Stored data entries:
>> start

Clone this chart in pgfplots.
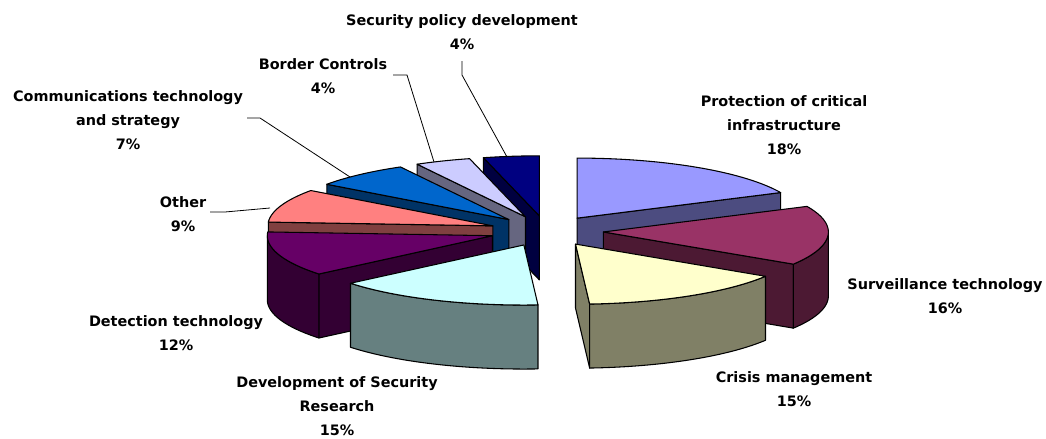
\documentclass[border=0pt]{standalone}
\usepackage{pgfplots}
\pgfplotsset{compat=1.18}
\usepackage{pgfplotstable}
\usepackage{fontspec}
\setmainfont{DejaVu Sans}

\definecolor{c0}{HTML}{9999FF}
\definecolor{c1}{HTML}{993366}
\definecolor{c2}{HTML}{FFFFCC}
\definecolor{c3}{HTML}{CCFFFF}
\definecolor{c4}{HTML}{660066}
\definecolor{c5}{HTML}{FF8080}
\definecolor{c6}{HTML}{0066CC}
\definecolor{c7}{HTML}{CCCCFF}
\definecolor{c8}{HTML}{000080}
\colorlet{s0}{c0!50!black}
\colorlet{s1}{c1!50!black}
\colorlet{s2}{c2!50!black}
\colorlet{s3}{c3!50!black}
\colorlet{s4}{c4!50!black}
\colorlet{s5}{c5!50!black}
\colorlet{s6}{c6!50!black}
\colorlet{s7}{c7!50!black}
\colorlet{s8}{c8!50!black}

% shares in percent, clockwise from 12 o'clock
\pgfplotstableread{
idx value
0 18
1 16
2 15
3 15
4 12
5 9
6 7
7 4
8 4
}\piedata

% geometry in picture pixels (y downwards)
\def\Cx{546.5}\def\Cy{231}\def\Ex{57}\def\Rr{225}\def\Kk{0.267}\def\Dd{64}

\pgfplotsset{facestyle/.style={line width=0.8pt, line join=round, mark=none, forget plot}}

\newcommand\computeslices{%
  \gdef\cumsum{0}%
  \foreach \i in {0,...,8}{%
    \pgfplotstablegetelem{\i}{value}\of{\piedata}%
    \let\val\pgfplotsretval
    \pgfmathsetmacro\angA{\cumsum*3.6}%
    \pgfmathsetmacro\newcum{\cumsum+\val}%
    \pgfmathsetmacro\angB{\newcum*3.6}%
    \xdef\cumsum{\newcum}%
    \expandafter\xdef\csname angA\i\endcsname{\angA}%
    \expandafter\xdef\csname angB\i\endcsname{\angB}%
  }%
}

\newcommand\addarc[3]{%
  \pgfmathtruncatemacro\nseg{max(2,ceil(abs((#2)-(#1))/1.5))}%
  \foreach \j in {0,...,\nseg}{%
    \pgfmathsetmacro\thv{(#1)+((#2)-(#1))*\j/\nseg}%
    \pgfmathsetmacro\px{\tx+\Rr*sin(\thv)}%
    \pgfmathsetmacro\py{\ty-\Rr*\Kk*cos(\thv)+(#3)}%
    \xdef\coords{\coords (\px,\py)}%
  }%
}

\newcommand\drawslice[1]{%
  \edef\aA{\csname angA#1\endcsname}\edef\aB{\csname angB#1\endcsname}%
  \pgfmathsetmacro\midang{(\aA+\aB)/2}%
  \pgfmathsetmacro\tx{\Cx+\Ex*sin(\midang)}%
  \pgfmathsetmacro\ty{\Cy-\Ex*\Kk*cos(\midang)}%
  \pgfmathsetmacro\tyb{\ty+\Dd}%
  % radial face at start angle
  \pgfmathtruncatemacro\vis{sin(\aA)<-0.001 ? 1 : 0}%
  \ifnum\vis=1
    \pgfmathsetmacro\ax{\tx+\Rr*sin(\aA)}\pgfmathsetmacro\ay{\ty-\Rr*\Kk*cos(\aA)}\pgfmathsetmacro\ayb{\ay+\Dd}%
    \edef\cmd{\noexpand\addplot[fill=s#1,draw=black,facestyle] coordinates {(\tx,\ty) (\ax,\ay) (\ax,\ayb) (\tx,\tyb)} -- cycle;}\cmd
  \fi
  % radial face at end angle
  \pgfmathtruncatemacro\vis{sin(\aB)>0.001 ? 1 : 0}%
  \ifnum\vis=1
    \pgfmathsetmacro\ax{\tx+\Rr*sin(\aB)}\pgfmathsetmacro\ay{\ty-\Rr*\Kk*cos(\aB)}\pgfmathsetmacro\ayb{\ay+\Dd}%
    \edef\cmd{\noexpand\addplot[fill=s#1,draw=black,facestyle] coordinates {(\tx,\ty) (\ax,\ay) (\ax,\ayb) (\tx,\tyb)} -- cycle;}\cmd
  \fi
  % outer side
  \pgfmathsetmacro\sa{max(\aA,90)}\pgfmathsetmacro\sb{min(\aB,270)}%
  \pgfmathtruncatemacro\vis{\sa<\sb-0.01 ? 1 : 0}%
  \ifnum\vis=1
    \gdef\coords{}%
    \addarc{\sa}{\sb}{0}\addarc{\sb}{\sa}{\Dd}%
    \edef\cmd{\noexpand\addplot[fill=s#1,draw=black,facestyle] coordinates {\coords} -- cycle;}\cmd
  \fi
  % top face
  \xdef\coords{(\tx,\ty)}%
  \addarc{\aA}{\aB}{0}%
  \edef\cmd{\noexpand\addplot[fill=c#1,draw=black,facestyle] coordinates {\coords} -- cycle;}\cmd
}

\newcommand\labfont{\fontsize{10.8}{18}\selectfont\bfseries}

\begin{document}
\begin{tikzpicture}
\computeslices
\begin{axis}[
  scale only axis, width=784.5pt, height=329.25pt,
  xmin=0, xmax=1046, ymin=0, ymax=439, y dir=reverse,
  hide axis, clip=false]
\coordinate (ll) at (axis cs:0,439);
\coordinate (ur) at (axis cs:1046,0);
% back to front
\drawslice{8}
\drawslice{7}
\drawslice{0}
\drawslice{6}
\drawslice{5}
\drawslice{1}
\drawslice{4}
\drawslice{2}
\drawslice{3}
% leader lines
\addplot[black, line width=0.6pt, mark=none, forget plot] coordinates {(247,118) (260,118) (350,177)};
\addplot[black, line width=0.6pt, mark=none, forget plot] coordinates {(393,75) (407,75) (434,162)};
\addplot[black, line width=0.6pt, mark=none, forget plot] coordinates {(462,61) (462,75) (507,157)};
\addplot[black, line width=0.6pt, mark=none, forget plot] coordinates {(210,212) (225,212) (270,208)};
% labels
\node[font=\labfont, align=center] at (axis cs:462,32) {Security policy development\\4\%};
\node[font=\labfont, align=center] at (axis cs:323,76) {Border Controls\\4\%};
\node[font=\labfont, align=center] at (axis cs:128,120) {Communications technology\\and strategy\\7\%};
\node[font=\labfont, align=center] at (axis cs:784,125) {Protection of critical\\infrastructure\\18\%};
\node[font=\labfont, align=center] at (axis cs:945,296) {Surveillance technology\\16\%};
\node[font=\labfont, align=center] at (axis cs:794,389) {Crisis management\\15\%};
\node[font=\labfont, align=center] at (axis cs:337,406) {Development of Security\\Research\\15\%};
\node[font=\labfont, align=center] at (axis cs:176,333) {Detection technology\\12\%};
\node[font=\labfont, align=center] at (axis cs:183,214) {Other\\9\%};
\end{axis}
\pgfresetboundingbox
\useasboundingbox (ll) rectangle (ur);
\end{tikzpicture}
\end{document}
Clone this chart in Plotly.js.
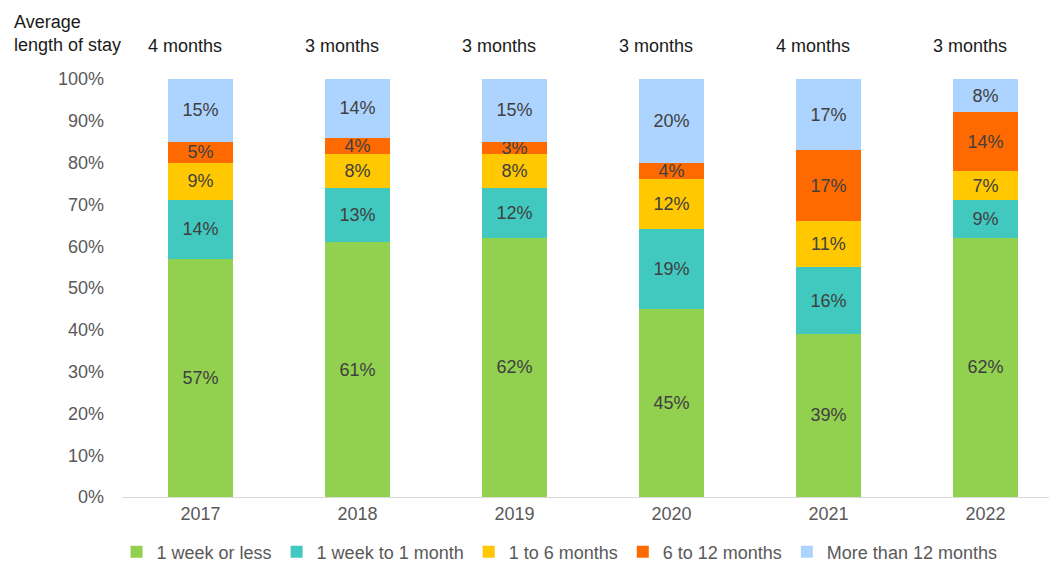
<!DOCTYPE html>
<html>
<head>
<meta charset="utf-8">
<script src="https://cdn.plot.ly/plotly-3.0.1.min.js"></script>
<style>html,body{margin:0;padding:0;background:#fff;}#chart{width:1049px;height:563px;}</style>
</head>
<body>
<div id="chart"></div>
<script>
const years = ['2017', '2018', '2019', '2020', '2021', '2022'];
const avgStay = ['4 months', '3 months', '3 months', '3 months', '4 months', '3 months'];
const seriesNames = ['1 week or less', '1 week to 1 month', '1 to 6 months', '6 to 12 months', 'More than 12 months'];
const weekOrLess = [57, 61, 62, 45, 39, 62];
const weekToMonth = [14, 13, 12, 19, 16, 9];
const oneToSix = [9, 8, 8, 12, 11, 7];
const sixToTwelve = [5, 4, 3, 4, 17, 14];
const moreThanTwelve = [15, 14, 15, 20, 17, 8];
const colors = ['#92D050', '#41C9C0', '#FFC800', '#FF6A00', '#ADD4FF'];

const allSeries = [weekOrLess, weekToMonth, oneToSix, sixToTwelve, moreThanTwelve];
const font = 'Liberation Sans, Arial, sans-serif';

const traces = allSeries.map((vals, i) => ({
  type: 'bar',
  name: seriesNames[i],
  x: years,
  y: vals,
  width: 0.41,
  marker: {color: colors[i], line: {width: 0}},
  text: vals.map(v => v + '%'),
  textposition: 'inside',
  insidetextanchor: 'middle',
  constraintext: 'none',
  textfont: {family: font, size: 18, color: '#404040'},
  hoverinfo: 'none'
}));

const annotations = years.map((yr, i) => ({
  x: i, xref: 'x', y: 1.079, yref: 'paper', xshift: -15,
  text: avgStay[i], showarrow: false,
  xanchor: 'center', yanchor: 'middle',
  font: {family: font, size: 18, color: '#1a1a1a'}
}));
annotations.push({
  x: -0.1187, xref: 'paper', y: 1.108, yref: 'paper',
  text: 'Average<br>length of stay', showarrow: false,
  align: 'left', xanchor: 'left', yanchor: 'middle',
  font: {family: font, size: 18, color: '#1a1a1a'}
});

const layout = {
  width: 1049, height: 563,
  margin: {l: 122, r: 0, t: 79, b: 66, autoexpand: false},
  barmode: 'stack',
  paper_bgcolor: '#fff', plot_bgcolor: '#fff',
  showlegend: true,
  legend: {
    orientation: 'h', x: 0.472, xanchor: 'center',
    yref: 'paper', y: -0.1316, yanchor: 'middle',
    font: {family: font, size: 18, color: '#595959'},
    itemwidth: 30, traceorder: 'normal'
  },
  xaxis: {
    type: 'category', range: [-0.5, 5.405],
    showline: true, linecolor: '#d9d9d9', linewidth: 1,
    showgrid: false, zeroline: false, ticks: '',
    automargin: false,
    tickfont: {family: font, size: 18, color: '#595959'}
  },
  yaxis: {
    range: [0, 100], dtick: 10, ticksuffix: '%',
    showgrid: false, zeroline: false, showline: false, ticks: '',
    automargin: false,
    ticklabelstandoff: 17,
    tickfont: {family: font, size: 18, color: '#595959'}
  },
  annotations: annotations
};

Plotly.newPlot('chart', traces, layout, {displayModeBar: false, staticPlot: true});
</script>
</body>
</html>
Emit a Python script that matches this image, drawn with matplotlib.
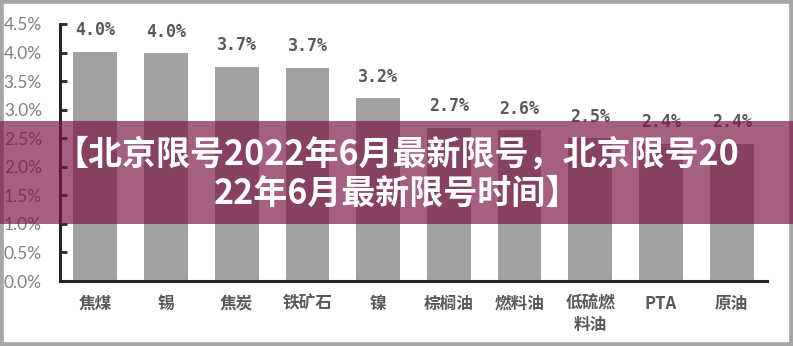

>> end

» EXERCISE: Gather from the entries above all lines that include the string "chart".

» FINISHED TASK:
Clone this chart in pgfplots.
Clone this chart in Plotly.js.
<style>html,body{margin:0;padding:0;background:#fff;}#chart{width:1049px;height:563px;}</style>
<div id="chart"></div>
Plotly.newPlot('chart', traces, layout, {displayModeBar: false, staticPlot: true});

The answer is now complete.